でも、近眼なので合格しない。するとお父さんは必死で自分のコネを使って息子を軍に入れようとするんです。もうどこまでコメディとして描いてるのかわからないけど(きっとちがうよね)、見てて何だか笑いたくなるぐらい。

私はいつからか、この、「何かあったら女子供や国を守るために、死んだり殺したりするのが当然」ということになってる男性という性が、気の毒でつらくて痛ましくて、いてもたってもいられなくなっています。そんなこと、生まれながらに決められて生きているって毎日どんな気持ちなんだろうと思ってしまう。それを平気で、何ともしないで見ている女性たちにいつも怒りを感じてしまう。この最大の、屠殺所の豚か鶏舎のニワトリか剣闘士みたいな男性差別をなくさないでいて、何が女性の権利だとまで思います。

昔は、そんな体験をした人が、たくさんちまたにあふれてたわけですよね。

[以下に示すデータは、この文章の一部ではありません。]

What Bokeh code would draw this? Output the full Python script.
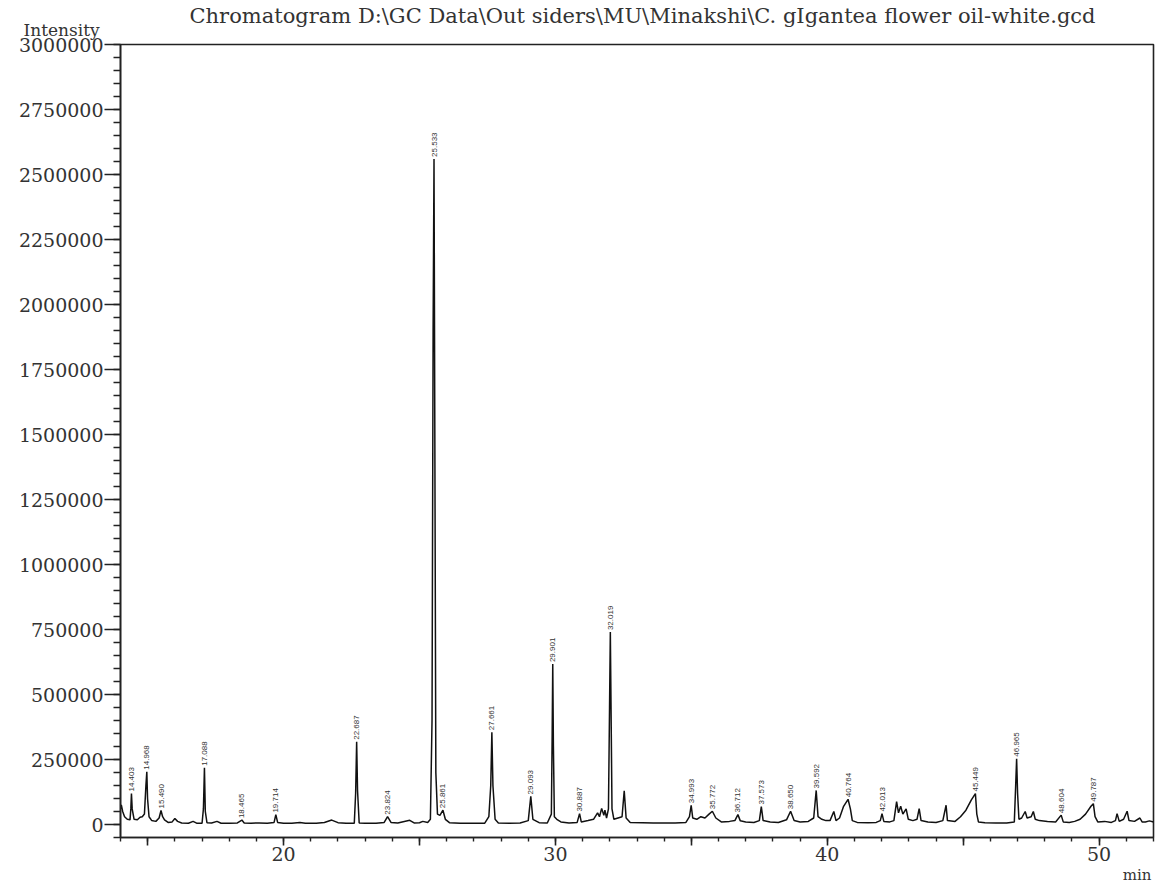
import numpy as np
from bokeh.plotting import figure
from bokeh.models import FixedTicker, BasicTickFormatter, Title, Range1d
from bokeh.embed import file_html
from bokeh.resources import INLINE
from bokeh.core.properties import value

# ---- chromatogram trace (retention time in min, intensity) ----
trace_time = [
    14.00, 14.03, 14.08, 14.15, 14.25, 14.35, 14.38, 14.403, 14.43, 14.50,
    14.62, 14.72, 14.80, 14.88, 14.935, 14.968, 14.995, 15.05, 15.15, 15.30,
    15.42, 15.49, 15.55, 15.62, 15.75, 15.90, 16.00, 16.10, 16.25, 16.50,
    16.67, 16.80, 17.00, 17.05, 17.088, 17.12, 17.18, 17.35, 17.55, 17.70,
    18.00, 18.30, 18.465, 18.55, 18.80, 19.10, 19.40, 19.65, 19.714, 19.78,
    20.00, 20.30, 20.60, 20.80, 21.20, 21.50, 21.77, 22.00, 22.30, 22.60,
    22.65, 22.687, 22.72, 22.78, 23.00, 23.40, 23.70, 23.824, 23.95, 24.20,
    24.64, 24.80, 25.00, 25.12, 25.30, 25.40, 25.46, 25.50, 25.533, 25.56,
    25.60, 25.66, 25.75, 25.861, 25.95, 26.10, 26.50, 27.00, 27.40, 27.55,
    27.62, 27.661, 27.70, 27.78, 27.90, 28.30, 28.70, 29.00, 29.093, 29.17,
    29.40, 29.70, 29.85, 29.88, 29.901, 29.925, 29.96, 30.05, 30.20, 30.50,
    30.80, 30.887, 30.95, 31.20, 31.40, 31.55, 31.62, 31.70, 31.78, 31.82,
    31.88, 31.95, 31.99, 32.019, 32.045, 32.08, 32.15, 32.30, 32.45, 32.53,
    32.60, 32.75, 33.20, 33.60, 34.00, 34.40, 34.80, 34.93, 34.993, 35.05,
    35.20, 35.35, 35.50, 35.65, 35.772, 35.90, 36.10, 36.40, 36.60, 36.712,
    36.80, 37.00, 37.30, 37.50, 37.573, 37.64, 37.90, 38.20, 38.50, 38.650,
    38.78, 39.00, 39.30, 39.50, 39.592, 39.66, 39.80, 39.95, 40.10, 40.24,
    40.32, 40.45, 40.60, 40.764, 40.85, 40.92, 41.10, 41.50, 41.80, 41.95,
    42.013, 42.08, 42.30, 42.45, 42.55, 42.62, 42.70, 42.78, 42.90, 42.98,
    43.15, 43.30, 43.38, 43.45, 43.70, 44.00, 44.25, 44.37, 44.42, 44.70,
    44.90, 45.10, 45.30, 45.449, 45.50, 45.56, 45.80, 46.20, 46.60, 46.88,
    46.93, 46.965, 47.00, 47.05, 47.15, 47.28, 47.35, 47.50, 47.58, 47.65,
    47.80, 48.10, 48.40, 48.604, 48.68, 48.90, 49.10, 49.30, 49.50, 49.70,
    49.787, 49.85, 49.95, 50.20, 50.45, 50.60, 50.66, 50.74, 50.90, 51.03,
    51.10, 51.30, 51.50, 51.58, 51.70, 51.85, 52.00,
]
trace_intensity = [
    60000, 75000, 50000, 30000, 20000, 18000, 60000, 119000, 60000, 20000,
    18000, 28000, 30000, 40000, 150000, 203000, 100000, 30000, 15000, 12000,
    25000, 54000, 30000, 18000, 8000, 10000, 23000, 12000, 6000, 5000,
    12000, 5000, 5000, 60000, 218000, 50000, 7000, 6000, 12000, 5000,
    5000, 6000, 17000, 6000, 5000, 6000, 5000, 8000, 38000, 8000,
    5000, 5000, 8000, 5000, 5000, 8000, 17000, 7000, 5000, 5000,
    120000, 318000, 130000, 6000, 5000, 5000, 8000, 30000, 8000, 6000,
    16000, 6000, 7000, 12000, 8000, 20000, 400000, 1900000, 2560000, 1600000,
    200000, 40000, 35000, 55000, 20000, 7000, 5000, 5000, 5000, 30000,
    150000, 355000, 150000, 20000, 6000, 5000, 6000, 15000, 108000, 20000,
    7000, 6000, 40000, 350000, 617000, 300000, 30000, 20000, 10000, 6000,
    8000, 42000, 10000, 15000, 20000, 45000, 30000, 62000, 35000, 55000,
    25000, 60000, 450000, 740000, 450000, 60000, 20000, 25000, 30000, 130000,
    25000, 8000, 7000, 6000, 6000, 6000, 8000, 30000, 74000, 25000,
    20000, 30000, 25000, 40000, 51000, 25000, 10000, 12000, 15000, 38000,
    14000, 10000, 8000, 15000, 69000, 15000, 10000, 8000, 18000, 51000,
    15000, 10000, 12000, 25000, 131000, 30000, 20000, 15000, 15000, 50000,
    15000, 25000, 70000, 97000, 60000, 15000, 8000, 7000, 8000, 15000,
    42000, 12000, 10000, 15000, 88000, 45000, 70000, 40000, 60000, 20000,
    15000, 20000, 61000, 15000, 10000, 8000, 15000, 74000, 15000, 12000,
    30000, 55000, 95000, 119000, 40000, 10000, 7000, 6000, 6000, 10000,
    150000, 253000, 120000, 20000, 25000, 50000, 25000, 30000, 50000, 20000,
    15000, 12000, 10000, 36000, 10000, 8000, 12000, 20000, 40000, 70000,
    80000, 30000, 10000, 12000, 8000, 15000, 42000, 12000, 20000, 51000,
    15000, 12000, 25000, 10000, 10000, 14000, 10000,
]

# ---- labelled peaks ----
peak_rt = [14.403, 14.968, 15.490, 17.088, 18.465, 19.714, 22.687, 23.824,
           25.533, 25.861, 27.661, 29.093, 29.901, 30.887, 32.019, 34.993,
           35.772, 36.712, 37.573, 38.650, 39.592, 40.764, 42.013, 45.449,
           46.965, 48.604, 49.787]
peak_height = [119000, 203000, 54000, 218000, 17000, 38000, 318000, 30000,
               2560000, 55000, 355000, 108000, 617000, 42000, 740000, 74000,
               51000, 38000, 69000, 51000, 131000, 97000, 42000, 119000,
               253000, 36000, 80000]
peak_label = ["%.3f" % t for t in peak_rt]

# ---- axes ----
x_ticks = [15, 20, 25, 30, 35, 40, 45, 50]
x_minor = list(range(14, 53))
x_labels = {15: "", 25: "", 35: "", 45: ""}
y_ticks = [0, 250000, 500000, 750000, 1000000, 1250000, 1500000, 1750000,
           2000000, 2250000, 2500000, 2750000, 3000000]
y_minor = list(range(-50000, 3000001, 50000))

title_text = "Chromatogram D:\\GC Data\\Out siders\\MU\\Minakshi\\C. gIgantea flower oil-white.gcd"

SERIF = "DejaVu Serif"
INK = "#222222"
TXT = "#333333"

p = figure(width=1156, height=883, output_backend="svg", toolbar_location=None,
           x_range=Range1d(14, 52), y_range=Range1d(-50000, 3000000),
           min_border_left=120, min_border_right=3, min_border_top=44,
           min_border_bottom=44)
p.grid.visible = False
p.outline_line_color = INK
p.outline_line_width = 1.6
p.background_fill_color = "white"
p.border_fill_color = "white"

p.xaxis.ticker = FixedTicker(ticks=x_ticks, minor_ticks=x_minor)
p.xaxis.major_label_overrides = x_labels
p.yaxis.ticker = FixedTicker(ticks=y_ticks, minor_ticks=y_minor)
p.yaxis.formatter = BasicTickFormatter(use_scientific=False)

for ax in (p.xaxis[0], p.yaxis[0]):
    ax.axis_line_color = INK
    ax.axis_line_width = 1.6
    ax.major_tick_line_color = INK
    ax.major_tick_line_width = 1.6
    ax.minor_tick_line_color = INK
    ax.minor_tick_line_width = 1.4
    ax.major_tick_in = 0
    ax.minor_tick_in = 0
    ax.major_label_text_font = SERIF
    ax.major_label_text_font_size = "19px"
    ax.major_label_text_color = TXT

p.yaxis.major_tick_out = 16
p.yaxis.minor_tick_out = 7
p.yaxis.major_label_standoff = 1
p.xaxis.major_tick_out = 8
p.xaxis.minor_tick_out = 4
p.xaxis.major_label_standoff = 1

p.line(trace_time, trace_intensity, line_color="#111111", line_width=1.5)

p.text(x=peak_rt, y=peak_height, text=peak_label, angle=np.pi / 2,
       text_font=value("Liberation Sans"), text_font_size="8px",
       text_align="left", text_baseline="middle", y_offset=-2,
       text_color="#333333")

# titles: first added sits closest to the frame
p.add_layout(Title(text="Intensity", align="left", offset=-97, standoff=10,
                   text_font=SERIF, text_font_size="17px",
                   text_font_style="normal", text_color=TXT,
                   text_line_height=1.0), "above")
p.add_layout(Title(text=title_text, align="left", offset=69, standoff=-30,
                   text_font=SERIF, text_font_size="21px",
                   text_font_style="normal", text_color=TXT,
                   text_line_height=1.0), "above")
p.add_layout(Title(text="min", align="right", offset=2, standoff=0,
                   text_font=SERIF, text_font_size="15px",
                   text_font_style="normal", text_color=TXT,
                   text_line_height=0.7), "below")

open("out.html", "w").write(file_html(p, INLINE))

何の精神的ケアもされないままで。虐殺もレイプも、あえて言うなら、被害者同様加害者も傷ついて壊れているわけで、それを放っていたり無視したりしておくなんて、まったくひどいことだと思う。無罪放免なんて一番残酷じゃないですか。

いやまあとにかく、そんなこんなで、思わぬ拾い物だった映画をちびちび楽しんでいます。まあそんなことばかりしているわけには行かないから、今から原稿書きか料理か郵便物の荷造りをしよう。猫のカツジにブラシもかけてやらないと。